GIVEN INSTRUCTION
Only the lines from the one containing "Recreate this image as a Python" through the one containing "plt.rcParams['font.weight'] = 'bold'" are wanted. Give them again exactly, both ends included.

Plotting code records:
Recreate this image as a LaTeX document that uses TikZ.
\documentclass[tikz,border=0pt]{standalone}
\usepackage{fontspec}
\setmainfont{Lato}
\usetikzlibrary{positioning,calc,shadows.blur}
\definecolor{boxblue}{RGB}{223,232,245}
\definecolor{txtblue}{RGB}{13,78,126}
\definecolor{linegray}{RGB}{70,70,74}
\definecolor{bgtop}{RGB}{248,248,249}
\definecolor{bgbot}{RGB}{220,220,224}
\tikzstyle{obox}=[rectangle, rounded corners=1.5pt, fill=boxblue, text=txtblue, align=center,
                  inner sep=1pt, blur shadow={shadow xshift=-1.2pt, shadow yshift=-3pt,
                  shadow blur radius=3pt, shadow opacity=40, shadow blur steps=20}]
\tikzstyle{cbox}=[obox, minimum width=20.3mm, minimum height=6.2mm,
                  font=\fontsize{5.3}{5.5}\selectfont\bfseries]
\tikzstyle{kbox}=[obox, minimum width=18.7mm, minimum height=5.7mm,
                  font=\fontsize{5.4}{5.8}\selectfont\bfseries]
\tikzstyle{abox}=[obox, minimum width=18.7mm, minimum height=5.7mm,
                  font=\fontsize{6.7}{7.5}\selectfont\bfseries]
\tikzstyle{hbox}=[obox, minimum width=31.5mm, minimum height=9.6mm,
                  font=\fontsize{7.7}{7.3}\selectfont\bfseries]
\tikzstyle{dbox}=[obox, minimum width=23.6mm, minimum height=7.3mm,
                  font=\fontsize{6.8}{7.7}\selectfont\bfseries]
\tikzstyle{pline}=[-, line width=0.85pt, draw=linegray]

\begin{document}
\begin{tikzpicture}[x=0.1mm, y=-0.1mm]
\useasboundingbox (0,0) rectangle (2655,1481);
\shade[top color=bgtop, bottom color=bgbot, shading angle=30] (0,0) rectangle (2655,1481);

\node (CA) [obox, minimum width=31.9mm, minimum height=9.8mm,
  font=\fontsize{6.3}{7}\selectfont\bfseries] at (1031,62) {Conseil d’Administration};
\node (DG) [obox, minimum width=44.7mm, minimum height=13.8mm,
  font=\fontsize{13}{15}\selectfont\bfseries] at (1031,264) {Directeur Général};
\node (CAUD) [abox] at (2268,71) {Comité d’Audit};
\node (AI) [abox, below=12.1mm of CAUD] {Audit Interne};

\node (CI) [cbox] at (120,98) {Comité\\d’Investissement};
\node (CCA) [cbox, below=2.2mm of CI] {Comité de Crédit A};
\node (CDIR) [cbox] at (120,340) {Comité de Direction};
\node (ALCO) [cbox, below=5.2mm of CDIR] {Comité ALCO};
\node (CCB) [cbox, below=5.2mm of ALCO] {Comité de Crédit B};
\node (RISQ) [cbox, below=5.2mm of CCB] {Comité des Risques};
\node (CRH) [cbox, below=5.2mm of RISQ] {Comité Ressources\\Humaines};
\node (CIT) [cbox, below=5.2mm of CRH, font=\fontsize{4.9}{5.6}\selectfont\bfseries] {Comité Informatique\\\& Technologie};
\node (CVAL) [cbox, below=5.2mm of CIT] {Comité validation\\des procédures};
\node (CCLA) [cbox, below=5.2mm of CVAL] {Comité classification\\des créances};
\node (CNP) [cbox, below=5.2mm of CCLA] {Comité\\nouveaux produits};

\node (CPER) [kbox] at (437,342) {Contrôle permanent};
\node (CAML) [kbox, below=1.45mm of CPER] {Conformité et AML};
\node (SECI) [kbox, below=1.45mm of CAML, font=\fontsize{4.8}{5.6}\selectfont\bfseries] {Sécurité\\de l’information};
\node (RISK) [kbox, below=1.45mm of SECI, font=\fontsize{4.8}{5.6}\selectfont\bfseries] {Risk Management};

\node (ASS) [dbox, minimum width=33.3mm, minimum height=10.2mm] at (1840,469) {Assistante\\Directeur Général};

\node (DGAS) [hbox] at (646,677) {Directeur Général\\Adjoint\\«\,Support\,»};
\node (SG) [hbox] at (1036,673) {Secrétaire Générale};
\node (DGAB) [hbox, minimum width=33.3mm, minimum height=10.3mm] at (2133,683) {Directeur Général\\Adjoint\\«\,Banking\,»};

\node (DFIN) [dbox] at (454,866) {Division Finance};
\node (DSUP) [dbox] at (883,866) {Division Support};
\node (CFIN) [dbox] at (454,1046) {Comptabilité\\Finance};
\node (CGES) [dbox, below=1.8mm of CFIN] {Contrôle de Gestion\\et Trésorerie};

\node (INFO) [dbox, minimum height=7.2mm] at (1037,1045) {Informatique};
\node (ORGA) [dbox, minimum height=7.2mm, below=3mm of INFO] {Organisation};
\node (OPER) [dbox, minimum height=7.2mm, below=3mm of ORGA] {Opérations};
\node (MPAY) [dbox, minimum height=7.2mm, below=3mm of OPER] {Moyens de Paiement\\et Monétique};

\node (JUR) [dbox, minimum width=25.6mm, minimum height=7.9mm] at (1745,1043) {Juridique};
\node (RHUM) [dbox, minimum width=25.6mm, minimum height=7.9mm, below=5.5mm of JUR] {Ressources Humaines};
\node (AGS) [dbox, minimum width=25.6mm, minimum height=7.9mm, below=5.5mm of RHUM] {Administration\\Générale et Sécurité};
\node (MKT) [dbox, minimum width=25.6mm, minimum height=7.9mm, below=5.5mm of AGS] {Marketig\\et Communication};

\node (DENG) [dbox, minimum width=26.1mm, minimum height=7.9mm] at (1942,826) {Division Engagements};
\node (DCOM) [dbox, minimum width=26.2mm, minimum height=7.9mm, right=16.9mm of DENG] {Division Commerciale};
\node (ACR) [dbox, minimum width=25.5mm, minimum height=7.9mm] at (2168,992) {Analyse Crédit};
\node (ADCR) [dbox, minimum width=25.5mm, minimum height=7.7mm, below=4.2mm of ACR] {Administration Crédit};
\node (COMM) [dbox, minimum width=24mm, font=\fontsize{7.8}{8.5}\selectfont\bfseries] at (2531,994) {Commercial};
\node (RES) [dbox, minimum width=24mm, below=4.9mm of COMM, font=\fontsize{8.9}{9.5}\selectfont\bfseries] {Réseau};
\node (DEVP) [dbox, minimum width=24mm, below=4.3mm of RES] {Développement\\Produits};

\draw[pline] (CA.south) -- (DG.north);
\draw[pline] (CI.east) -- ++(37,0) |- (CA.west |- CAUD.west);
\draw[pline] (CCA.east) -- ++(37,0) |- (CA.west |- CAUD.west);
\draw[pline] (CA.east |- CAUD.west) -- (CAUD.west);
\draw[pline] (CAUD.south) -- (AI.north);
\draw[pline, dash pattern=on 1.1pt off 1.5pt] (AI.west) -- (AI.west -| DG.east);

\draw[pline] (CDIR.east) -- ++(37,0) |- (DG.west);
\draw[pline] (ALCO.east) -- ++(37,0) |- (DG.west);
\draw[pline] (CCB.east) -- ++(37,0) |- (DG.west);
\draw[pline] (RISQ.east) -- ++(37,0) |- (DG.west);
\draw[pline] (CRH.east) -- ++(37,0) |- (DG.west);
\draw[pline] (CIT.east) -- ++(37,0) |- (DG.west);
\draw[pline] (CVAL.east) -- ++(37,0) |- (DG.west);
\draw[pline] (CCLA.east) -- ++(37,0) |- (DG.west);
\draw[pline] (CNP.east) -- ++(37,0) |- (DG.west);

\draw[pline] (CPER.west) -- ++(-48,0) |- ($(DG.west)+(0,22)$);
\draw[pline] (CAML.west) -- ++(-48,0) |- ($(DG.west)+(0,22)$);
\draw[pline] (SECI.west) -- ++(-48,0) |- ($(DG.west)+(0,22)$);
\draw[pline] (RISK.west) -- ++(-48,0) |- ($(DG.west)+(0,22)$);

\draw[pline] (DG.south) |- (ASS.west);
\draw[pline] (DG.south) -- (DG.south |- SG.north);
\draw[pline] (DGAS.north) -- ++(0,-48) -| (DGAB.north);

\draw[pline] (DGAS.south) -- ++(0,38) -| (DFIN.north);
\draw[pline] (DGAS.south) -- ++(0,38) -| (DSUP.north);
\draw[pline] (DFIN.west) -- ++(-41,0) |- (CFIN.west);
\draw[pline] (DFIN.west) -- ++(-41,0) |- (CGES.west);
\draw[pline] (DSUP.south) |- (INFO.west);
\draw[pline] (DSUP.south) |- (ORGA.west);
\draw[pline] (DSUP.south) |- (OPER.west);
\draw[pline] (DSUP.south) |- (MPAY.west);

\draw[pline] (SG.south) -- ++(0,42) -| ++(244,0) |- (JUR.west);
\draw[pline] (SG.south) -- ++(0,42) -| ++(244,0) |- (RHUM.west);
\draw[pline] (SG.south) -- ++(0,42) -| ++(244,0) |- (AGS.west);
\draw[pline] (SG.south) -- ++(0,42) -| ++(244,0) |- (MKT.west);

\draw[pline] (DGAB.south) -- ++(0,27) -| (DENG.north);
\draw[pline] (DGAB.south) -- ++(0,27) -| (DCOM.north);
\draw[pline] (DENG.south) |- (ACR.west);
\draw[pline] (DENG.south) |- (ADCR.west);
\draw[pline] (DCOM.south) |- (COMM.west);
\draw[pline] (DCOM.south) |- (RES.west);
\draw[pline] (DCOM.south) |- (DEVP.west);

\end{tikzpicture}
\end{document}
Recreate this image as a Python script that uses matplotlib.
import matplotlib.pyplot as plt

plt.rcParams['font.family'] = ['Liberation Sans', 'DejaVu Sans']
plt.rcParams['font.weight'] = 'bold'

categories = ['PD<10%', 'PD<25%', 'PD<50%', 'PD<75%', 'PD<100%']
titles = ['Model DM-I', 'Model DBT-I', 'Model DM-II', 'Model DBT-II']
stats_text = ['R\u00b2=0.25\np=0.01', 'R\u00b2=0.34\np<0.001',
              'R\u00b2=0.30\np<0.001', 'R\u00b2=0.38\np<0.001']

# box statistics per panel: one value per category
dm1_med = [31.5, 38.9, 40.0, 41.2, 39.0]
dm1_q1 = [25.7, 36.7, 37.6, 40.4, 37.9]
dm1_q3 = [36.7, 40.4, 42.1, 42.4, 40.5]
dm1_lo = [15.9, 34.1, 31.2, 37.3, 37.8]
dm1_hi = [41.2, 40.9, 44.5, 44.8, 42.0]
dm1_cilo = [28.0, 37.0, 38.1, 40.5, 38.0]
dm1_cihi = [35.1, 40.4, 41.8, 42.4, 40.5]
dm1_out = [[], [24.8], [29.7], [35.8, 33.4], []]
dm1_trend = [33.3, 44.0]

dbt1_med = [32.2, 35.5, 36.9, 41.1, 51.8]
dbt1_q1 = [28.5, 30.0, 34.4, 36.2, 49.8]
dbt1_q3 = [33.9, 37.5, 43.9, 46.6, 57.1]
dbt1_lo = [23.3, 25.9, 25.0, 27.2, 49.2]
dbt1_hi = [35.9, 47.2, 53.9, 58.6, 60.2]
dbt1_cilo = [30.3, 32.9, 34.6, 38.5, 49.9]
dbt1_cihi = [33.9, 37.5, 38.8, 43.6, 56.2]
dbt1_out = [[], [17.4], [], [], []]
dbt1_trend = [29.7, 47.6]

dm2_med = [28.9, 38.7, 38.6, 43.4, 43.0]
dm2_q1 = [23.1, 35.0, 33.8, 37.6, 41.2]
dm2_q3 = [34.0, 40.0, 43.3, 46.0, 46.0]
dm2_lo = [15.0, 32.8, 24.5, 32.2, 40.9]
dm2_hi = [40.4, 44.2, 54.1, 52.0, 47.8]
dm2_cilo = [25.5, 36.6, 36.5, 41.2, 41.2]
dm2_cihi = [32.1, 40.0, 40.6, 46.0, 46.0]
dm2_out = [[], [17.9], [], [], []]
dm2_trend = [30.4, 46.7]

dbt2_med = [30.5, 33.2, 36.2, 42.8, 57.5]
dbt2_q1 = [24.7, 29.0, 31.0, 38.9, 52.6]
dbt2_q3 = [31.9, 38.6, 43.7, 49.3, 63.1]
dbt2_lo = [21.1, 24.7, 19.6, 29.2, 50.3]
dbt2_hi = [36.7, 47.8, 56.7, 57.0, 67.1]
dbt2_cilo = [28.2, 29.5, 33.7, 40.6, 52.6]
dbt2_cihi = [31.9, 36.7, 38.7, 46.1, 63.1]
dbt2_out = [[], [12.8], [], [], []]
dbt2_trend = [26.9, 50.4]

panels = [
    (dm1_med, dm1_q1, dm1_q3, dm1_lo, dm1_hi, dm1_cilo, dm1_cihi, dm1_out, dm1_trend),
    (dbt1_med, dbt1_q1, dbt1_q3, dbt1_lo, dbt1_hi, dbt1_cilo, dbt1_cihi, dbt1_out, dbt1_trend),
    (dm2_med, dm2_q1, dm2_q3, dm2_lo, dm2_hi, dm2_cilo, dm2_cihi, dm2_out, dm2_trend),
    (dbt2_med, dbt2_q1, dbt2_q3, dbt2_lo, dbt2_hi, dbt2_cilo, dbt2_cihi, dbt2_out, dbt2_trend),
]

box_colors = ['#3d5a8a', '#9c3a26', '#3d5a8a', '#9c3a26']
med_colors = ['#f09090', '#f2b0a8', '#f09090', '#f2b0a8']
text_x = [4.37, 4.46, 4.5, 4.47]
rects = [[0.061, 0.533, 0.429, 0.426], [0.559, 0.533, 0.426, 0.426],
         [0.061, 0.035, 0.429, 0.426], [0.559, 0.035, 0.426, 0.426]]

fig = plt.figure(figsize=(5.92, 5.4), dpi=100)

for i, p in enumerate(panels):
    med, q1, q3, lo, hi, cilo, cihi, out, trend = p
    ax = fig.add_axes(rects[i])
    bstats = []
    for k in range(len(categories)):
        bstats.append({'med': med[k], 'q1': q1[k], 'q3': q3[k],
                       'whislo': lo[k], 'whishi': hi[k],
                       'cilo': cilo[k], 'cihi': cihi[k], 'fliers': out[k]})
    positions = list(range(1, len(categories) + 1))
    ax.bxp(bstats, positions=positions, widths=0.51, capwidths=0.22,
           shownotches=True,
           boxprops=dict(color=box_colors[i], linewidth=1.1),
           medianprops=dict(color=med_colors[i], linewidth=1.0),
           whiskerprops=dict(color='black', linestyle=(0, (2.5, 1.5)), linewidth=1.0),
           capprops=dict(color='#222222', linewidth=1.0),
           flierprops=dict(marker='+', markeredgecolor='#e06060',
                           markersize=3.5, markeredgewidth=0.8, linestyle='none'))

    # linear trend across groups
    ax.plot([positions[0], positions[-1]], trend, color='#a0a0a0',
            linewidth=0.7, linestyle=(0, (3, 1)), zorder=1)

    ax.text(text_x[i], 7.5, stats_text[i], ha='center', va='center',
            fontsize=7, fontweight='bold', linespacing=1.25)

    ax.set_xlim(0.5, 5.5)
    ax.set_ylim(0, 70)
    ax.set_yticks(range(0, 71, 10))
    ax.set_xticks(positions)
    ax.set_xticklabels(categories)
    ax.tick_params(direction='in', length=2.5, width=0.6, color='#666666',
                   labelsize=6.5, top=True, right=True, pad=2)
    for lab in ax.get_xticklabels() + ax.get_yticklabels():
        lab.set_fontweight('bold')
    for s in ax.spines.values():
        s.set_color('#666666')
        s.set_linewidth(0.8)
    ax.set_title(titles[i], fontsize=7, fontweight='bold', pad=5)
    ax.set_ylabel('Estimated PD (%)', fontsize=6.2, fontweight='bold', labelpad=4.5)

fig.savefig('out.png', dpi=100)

RESULT BELOW
Recreate this image as a Python script that uses matplotlib.
import matplotlib.pyplot as plt

plt.rcParams['font.family'] = ['Liberation Sans', 'DejaVu Sans']
plt.rcParams['font.weight'] = 'bold'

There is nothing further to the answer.